Fui provocado pelo artigo ‘A terceirização que escraviza’, publicado neste domingo (18.06) pelo jornal O SUL. Assinado pela Dra. Andréa Saint Pastous Nocchi, juíza do Trabalho da 4ª Região, o texto trata dos tristes episódios ocorridos especialmente com jovens trabalhadores bolivianos, que viviam em condições de encortiçamento em São Paulo, quarteirizados para trabalhar a serviço de grandes marcas.
Não tenho formação jurídica, acadêmica, mas tenho experiência de 16 anos de legislador, bem como de gestor público que aplicou de forma ousada normas, como no caso do combate à pirataria em Porto Alegre, que serviram de referência a muitos outros municípios de nosso estado e a alguns do Brasil.
Acompanho com atenção o assunto da terceirização de mão de obra. Até porque se faz uma tremenda confusão sobre o tema. A terceirização dentro das normas jurídicas vigentes é uma necessidade. Trata-se de um fenômeno mundial nas sociedades capitalistas. Pesquisas recentes feitas na Europa indicam que mais de 50% das companhias tem desejo de aumentar o nível de terceirização que estão praticando.
Imaginem, por exemplo, uma obra pública sem terceirização. Seria o paraíso do faz de conta de um serviço público que sabemos muitas vezes ineficiente. Atividades que não sejam típicas de Estado, que não sejam atividades-fim podem sim ser legal e eticamente terceirizadas.
Neste momento, por sinal, há um grande debate nacional sobre o tema. A polêmica sobre a regulamentação da terceirização, que há 15 anos opõe representantes dos trabalhadores e dos empresários no Congresso Nacional, promete voltar ao centro do debate político nos próximos dias. O Projeto de Lei 4330, de 2004, que regulamenta a prática da terceirização no país, pode sim propiciar um atendimento de ponta, com alta produtividade e inteligência na distribuição das tarefas.
A cobrança pela correta aplicação da legislação deve ser sobre o Congresso Nacional. Cabe ao Judiciário cumprir com sua missão de fiscalizar o cumprimento da Lei. E me parece que este foi o objetivo da juíza em questão. Mas o título é genérico demais e pode causar problemas para quem terceiriza dentro da Lei.

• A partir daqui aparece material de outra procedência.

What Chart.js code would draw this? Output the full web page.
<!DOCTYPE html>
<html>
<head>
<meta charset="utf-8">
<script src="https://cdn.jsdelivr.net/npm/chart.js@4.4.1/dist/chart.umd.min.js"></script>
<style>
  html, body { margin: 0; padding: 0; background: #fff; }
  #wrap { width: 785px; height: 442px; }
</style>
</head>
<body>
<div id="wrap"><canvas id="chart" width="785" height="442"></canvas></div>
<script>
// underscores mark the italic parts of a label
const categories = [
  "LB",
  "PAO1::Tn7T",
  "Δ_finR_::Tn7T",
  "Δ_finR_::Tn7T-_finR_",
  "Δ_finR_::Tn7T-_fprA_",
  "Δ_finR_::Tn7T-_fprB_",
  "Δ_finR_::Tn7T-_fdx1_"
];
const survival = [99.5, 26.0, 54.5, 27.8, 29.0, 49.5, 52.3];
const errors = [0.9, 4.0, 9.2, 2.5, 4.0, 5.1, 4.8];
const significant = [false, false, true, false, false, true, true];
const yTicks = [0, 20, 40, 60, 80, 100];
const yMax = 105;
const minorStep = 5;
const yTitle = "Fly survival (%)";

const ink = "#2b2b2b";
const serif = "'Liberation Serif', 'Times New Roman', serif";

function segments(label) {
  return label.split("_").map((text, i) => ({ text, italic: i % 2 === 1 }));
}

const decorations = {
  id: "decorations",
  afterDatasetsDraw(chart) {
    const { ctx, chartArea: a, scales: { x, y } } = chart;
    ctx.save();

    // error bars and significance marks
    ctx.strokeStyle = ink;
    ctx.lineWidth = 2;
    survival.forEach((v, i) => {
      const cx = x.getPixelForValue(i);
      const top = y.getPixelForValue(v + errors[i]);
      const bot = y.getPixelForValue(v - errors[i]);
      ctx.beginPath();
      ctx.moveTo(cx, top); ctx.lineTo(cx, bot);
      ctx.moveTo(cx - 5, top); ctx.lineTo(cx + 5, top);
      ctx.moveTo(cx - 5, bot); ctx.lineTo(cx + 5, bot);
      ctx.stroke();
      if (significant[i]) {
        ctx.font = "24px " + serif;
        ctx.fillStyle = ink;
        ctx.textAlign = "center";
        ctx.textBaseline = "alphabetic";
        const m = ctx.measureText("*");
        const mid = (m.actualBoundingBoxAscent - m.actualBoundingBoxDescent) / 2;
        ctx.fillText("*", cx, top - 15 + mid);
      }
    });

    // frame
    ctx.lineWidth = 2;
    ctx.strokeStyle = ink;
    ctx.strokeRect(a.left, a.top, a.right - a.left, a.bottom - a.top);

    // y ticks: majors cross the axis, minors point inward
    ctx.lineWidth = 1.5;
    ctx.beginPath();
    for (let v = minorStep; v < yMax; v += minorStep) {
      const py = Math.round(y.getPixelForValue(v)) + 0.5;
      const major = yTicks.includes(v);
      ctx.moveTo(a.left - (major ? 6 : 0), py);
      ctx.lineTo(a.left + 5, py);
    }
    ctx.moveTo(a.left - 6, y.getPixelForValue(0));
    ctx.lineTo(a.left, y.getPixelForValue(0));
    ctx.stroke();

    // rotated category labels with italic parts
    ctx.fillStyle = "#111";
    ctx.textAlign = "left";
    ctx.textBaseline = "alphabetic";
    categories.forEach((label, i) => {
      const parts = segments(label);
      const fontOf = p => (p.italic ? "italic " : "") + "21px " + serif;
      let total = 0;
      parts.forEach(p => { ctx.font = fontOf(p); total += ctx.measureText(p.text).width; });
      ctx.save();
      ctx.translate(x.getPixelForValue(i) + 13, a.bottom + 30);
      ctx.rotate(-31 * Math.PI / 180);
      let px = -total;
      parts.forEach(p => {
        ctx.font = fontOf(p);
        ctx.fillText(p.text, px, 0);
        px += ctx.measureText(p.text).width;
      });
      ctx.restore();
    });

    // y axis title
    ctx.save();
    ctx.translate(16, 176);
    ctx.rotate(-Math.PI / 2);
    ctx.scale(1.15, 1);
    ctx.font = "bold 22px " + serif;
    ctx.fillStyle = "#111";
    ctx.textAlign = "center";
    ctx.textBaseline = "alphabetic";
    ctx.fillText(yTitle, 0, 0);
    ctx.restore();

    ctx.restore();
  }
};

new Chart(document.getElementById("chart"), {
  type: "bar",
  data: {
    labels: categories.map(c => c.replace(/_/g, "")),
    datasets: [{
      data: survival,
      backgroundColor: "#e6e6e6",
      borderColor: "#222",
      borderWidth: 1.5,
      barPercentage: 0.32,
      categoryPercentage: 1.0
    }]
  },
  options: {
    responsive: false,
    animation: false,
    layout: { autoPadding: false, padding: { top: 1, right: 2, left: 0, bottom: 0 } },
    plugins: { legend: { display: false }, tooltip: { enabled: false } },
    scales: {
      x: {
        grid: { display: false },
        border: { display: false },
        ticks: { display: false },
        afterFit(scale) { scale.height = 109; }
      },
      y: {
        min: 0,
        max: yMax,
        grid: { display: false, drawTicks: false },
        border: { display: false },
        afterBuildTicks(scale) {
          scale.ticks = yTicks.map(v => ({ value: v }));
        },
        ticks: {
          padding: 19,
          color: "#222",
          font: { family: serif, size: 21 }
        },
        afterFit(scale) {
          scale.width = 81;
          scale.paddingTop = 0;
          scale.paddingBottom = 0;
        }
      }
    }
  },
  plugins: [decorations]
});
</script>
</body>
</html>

É claro que a afirmação do título não é taxativa, mas como no corpo do texto não remete às normas legais, ao que existe de correto, nem no mundo real do trabalho nem no campo jurídico, sou obrigado a dizer que aqui no Rio Grande do Sul existe muito serviço terceirizado, inclusive no órgão onde atua a Dra. Andréa Nocchi, sem remeter ao horror narrado. Compreendo perfeitamente a sua indignação. Quem tem visto e lido sobre o que acontece em alguns segmentos só pode se revoltar.
Assim como os trabalhos infantil e escravo, o bulling e o assédio não podem ser tolerados. Com uma análise rápida sobre os atuais postos de trabalho, terceirizados ou não, veremos que ainda falta dignidade e condições adequadas.
Tratei muito do tema, incluindo as questões de ISS deste segmento, aqui em Porto Alegre. Por isso não posso concordar com ataques à terceirização pura e simples. Há dias puxei este debate no meu partido, quando vi e ouvi dirigentes históricos da CUT afirmarem que não são contra ao PL por princípio, pelo contrário, admitem esta forma de contratação, desde que obedecidas as normas legais. Ouvi, também, o setor empresarial, sendo unânime a condenação da atividade ao arrepio da Lei e de forma desumana, como os citados pela Dra. Andréa.
Ainda que a terceirização tenha assumido dimensões significativas, sendo utilizada como um dos principais instrumentos para a precarização das relações de trabalho, a presença do tema no debate nacional é essencial. Os efeitos negativos que a questão exerce sobre as condições de trabalho precisam provocar a nossa reflexão e consequente discussão. Por isso, agradeço a provocação desta douta juíza, pois nos faz refletir sobre nossas vidas.